== Stated goal ==
Lines containing the word "chart" should be extracted in full.

== Items ==
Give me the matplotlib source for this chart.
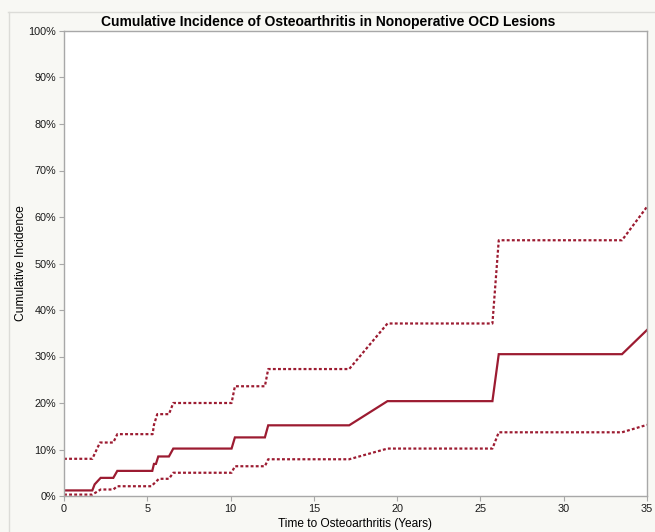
import matplotlib
matplotlib.use("Agg")
import matplotlib.pyplot as plt
from matplotlib.lines import Line2D
from matplotlib.ticker import FuncFormatter, MultipleLocator

plt.rcParams["font.family"] = ["Liberation Sans", "DejaVu Sans"]

# cumulative incidence (%) vs years
est_t = [0, 1.7, 1.84, 2.2, 2.96, 3.2, 5.3, 5.4, 5.52, 5.66, 6.3, 6.56,
         10.06, 10.26, 12.06, 12.26, 17.12, 19.42, 25.72, 26.1, 33.5, 35]
est_y = [1.2, 1.2, 2.5, 3.9, 3.9, 5.4, 5.4, 6.9, 6.9, 8.5, 8.5, 10.2,
         10.2, 12.6, 12.6, 15.2, 15.2, 20.4, 20.4, 30.5, 30.5, 35.7]

upper_t = [0, 1.7, 2.16, 2.96, 3.2, 5.32, 5.4, 5.6, 6.3, 6.56, 10.06, 10.26,
           12.06, 12.26, 17.12, 19.42, 25.72, 26.1, 33.5, 35]
upper_y = [8.0, 8.0, 11.5, 11.5, 13.3, 13.3, 15.3, 17.6, 17.6, 20.0, 20.0, 23.6,
           23.6, 27.3, 27.3, 37.1, 37.1, 55.0, 55.0, 62.2]

lower_t = [0, 1.7, 2.2, 2.96, 3.2, 5.24, 5.7, 6.3, 6.56, 10.06, 10.26,
           12.06, 12.26, 17.12, 19.42, 25.72, 26.1, 33.5, 35]
lower_y = [0.3, 0.3, 1.4, 1.4, 2.1, 2.1, 3.7, 3.7, 5.0, 5.0, 6.4,
           6.4, 7.9, 7.9, 10.2, 10.2, 13.7, 13.7, 15.3]

RED = "#9c1b31"
BG = "#f8f8f4"
SPINE = "#a8a8a8"
W, H = 655, 532

fig = plt.figure(figsize=(W / 100, H / 100), dpi=100, facecolor=BG)

# panel frame lines (top and left)
fig.add_artist(Line2D([8 / W, 1], [1 - 12 / H] * 2, color="#dcdcd8", lw=1))
fig.add_artist(Line2D([9 / W] * 2, [0, 1 - 12 / H], color="#dcdcd8", lw=1))

ax = fig.add_axes([64 / W, 36 / H, (647 - 64) / W, (496 - 31) / H])
ax.set_facecolor("white")

ax.plot(est_t, est_y, color=RED, lw=1.6, solid_joinstyle="miter")
ax.plot(upper_t, upper_y, color=RED, lw=1.6, linestyle=(0, (1.3, 1.0)))
ax.plot(lower_t, lower_y, color=RED, lw=1.6, linestyle=(0, (1.3, 1.0)))

ax.set_xlim(0, 35)
ax.set_ylim(0, 100)
ax.xaxis.set_major_locator(MultipleLocator(5))
ax.yaxis.set_major_locator(MultipleLocator(10))
ax.yaxis.set_major_formatter(FuncFormatter(lambda v, _: f"{v:.0f}%"))

for s in ax.spines.values():
    s.set_color(SPINE)
    s.set_linewidth(1.0)
ax.tick_params(axis="both", direction="out", length=3.8, width=0.8,
               color=SPINE, labelsize=7.8, labelcolor="#1a1a1a", pad=2)

ax.set_xlabel("Time to Osteoarthritis (Years)", fontsize=8.6)
ax.set_ylabel("Cumulative Incidence", fontsize=8.7)
ax.xaxis.set_label_coords(0.5, -0.047)
ax.yaxis.set_label_coords(-0.064, 0.5)

fig.text(328 / W, 1 - 26 / H,
         "Cumulative Incidence of Osteoarthritis in Nonoperative OCD Lesions",
         ha="center", va="baseline", fontsize=10, weight="bold", color="black")

fig.savefig("out.png", dpi=100, facecolor=BG)
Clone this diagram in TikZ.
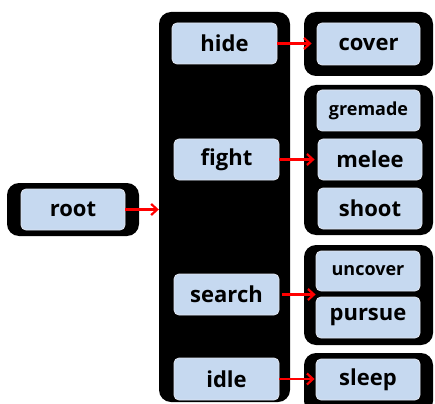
\documentclass[tikz,border=0pt]{standalone}
\usepackage{fontspec}
\setmainfont{Open Sans}
\usetikzlibrary{arrows.meta}
\definecolor{nodeblue}{RGB}{198,217,240}
\definecolor{edgegray}{RGB}{225,230,240}
\tikzset{
  cont/.style={draw=none, fill=black, rounded corners=12pt, inner sep=0pt},
  leaf/.style={draw=edgegray, line width=0.8pt, fill=nodeblue, rounded corners=5pt, inner sep=0pt,
    font=\fontsize{22}{22}\selectfont\bfseries},
  smallleaf/.style={leaf, font=\fontsize{18}{18}\selectfont\bfseries},
  link/.style={draw=red, line width=2.2pt, -{Straight Barb[length=6pt,width=11pt,line width=2.2pt]}},
}
\begin{document}
\begin{tikzpicture}[x=1pt,y=-1pt]
\useasboundingbox (0,0) rectangle (435,403);
% containers
\node[cont, minimum width=132pt, minimum height=53pt] (rootc) at (73,209.5) {};
\node[cont, minimum width=131pt, minimum height=390pt] (midc) at (224.5,207) {};
\node[cont, minimum width=129pt, minimum height=64pt] (coverc) at (368.5,44) {};
\node[cont, minimum width=129pt, minimum height=150pt] (fightc) at (368.5,160) {};
\node[cont, minimum width=129pt, minimum height=100pt] (searchc) at (368.5,295) {};
\node[cont, minimum width=129pt, minimum height=60pt] (idlec) at (368.5,383) {};
% leaves
\node[leaf, minimum width=104pt, minimum height=41pt] (root) at (73,209.5) {root};
\node[leaf, minimum width=105pt, minimum height=41pt] (hide) at (224.5,43.5) {hide};
\node[leaf, minimum width=105pt, minimum height=41pt] (fight) at (226.5,159.5) {fight};
\node[leaf, minimum width=105pt, minimum height=41pt] (search) at (226.5,294.5) {search};
\node[leaf, minimum width=105pt, minimum height=42pt] (idle) at (226.5,379) {idle};
\node[leaf, minimum width=103pt, minimum height=42pt] (cover) at (368.5,44) {cover};
\node[smallleaf, minimum width=103pt, minimum height=41pt] (gremade) at (368.5,110.5) {gremade};
\node[leaf, minimum width=104pt, minimum height=41pt] (melee) at (370,159.5) {melee};
\node[leaf, minimum width=104pt, minimum height=41pt] (shoot) at (370,208.5) {shoot};
\node[smallleaf, minimum width=104pt, minimum height=40pt] (uncover) at (368,271) {uncover};
\node[leaf, minimum width=104pt, minimum height=41pt] (pursue) at (368,317.5) {pursue};
\node[leaf, minimum width=104pt, minimum height=41pt] (sleep) at (368,379.5) {sleep};
% links
\draw[link] (root.east) -- (root.east -| midc.west);
\draw[link] (hide.east) -- ([xshift=-5pt]hide.east -| cover.west);
\draw[link] (fight.east) -- ([xshift=-3pt]fight.east -| melee.west);
\draw[link, shorten <=3pt] (search.east) -- (search.east -| uncover.west);
\draw[link] (idle.east) -- ([xshift=-1pt]idle.east -| sleep.west);
\end{tikzpicture}
\end{document}
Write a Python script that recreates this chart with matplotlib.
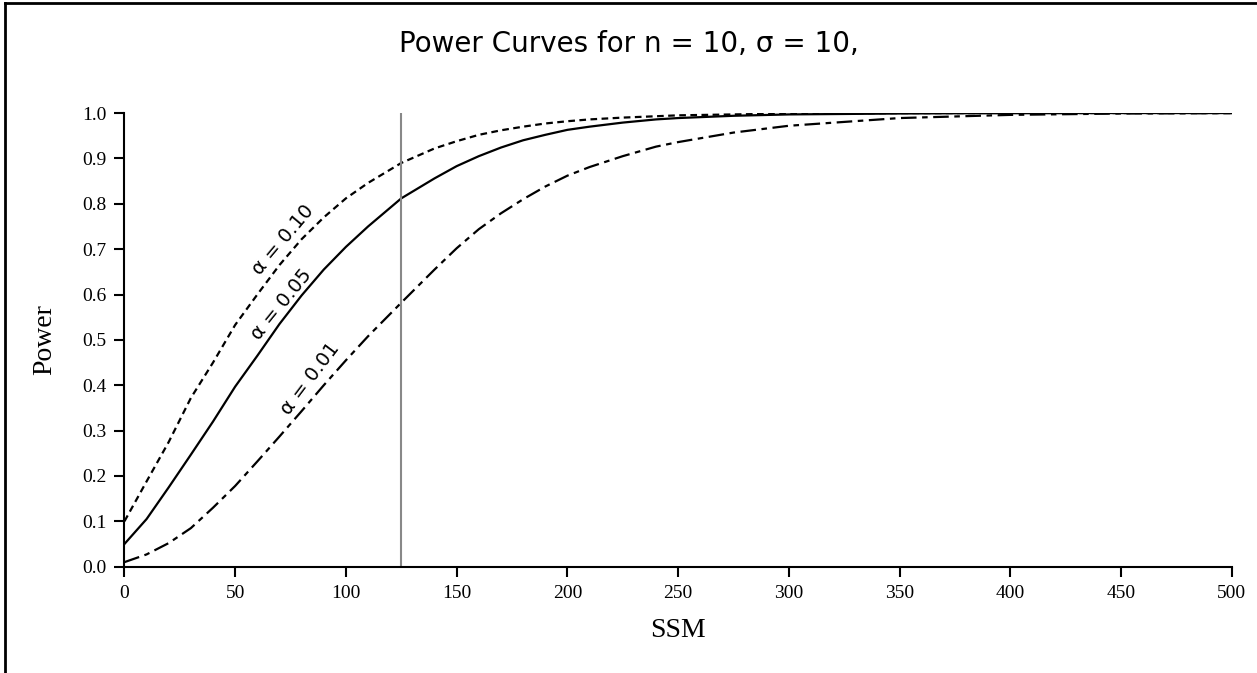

== Task result ==
Give me the matplotlib source for this chart.
Write a Python script that recreates this chart with matplotlib.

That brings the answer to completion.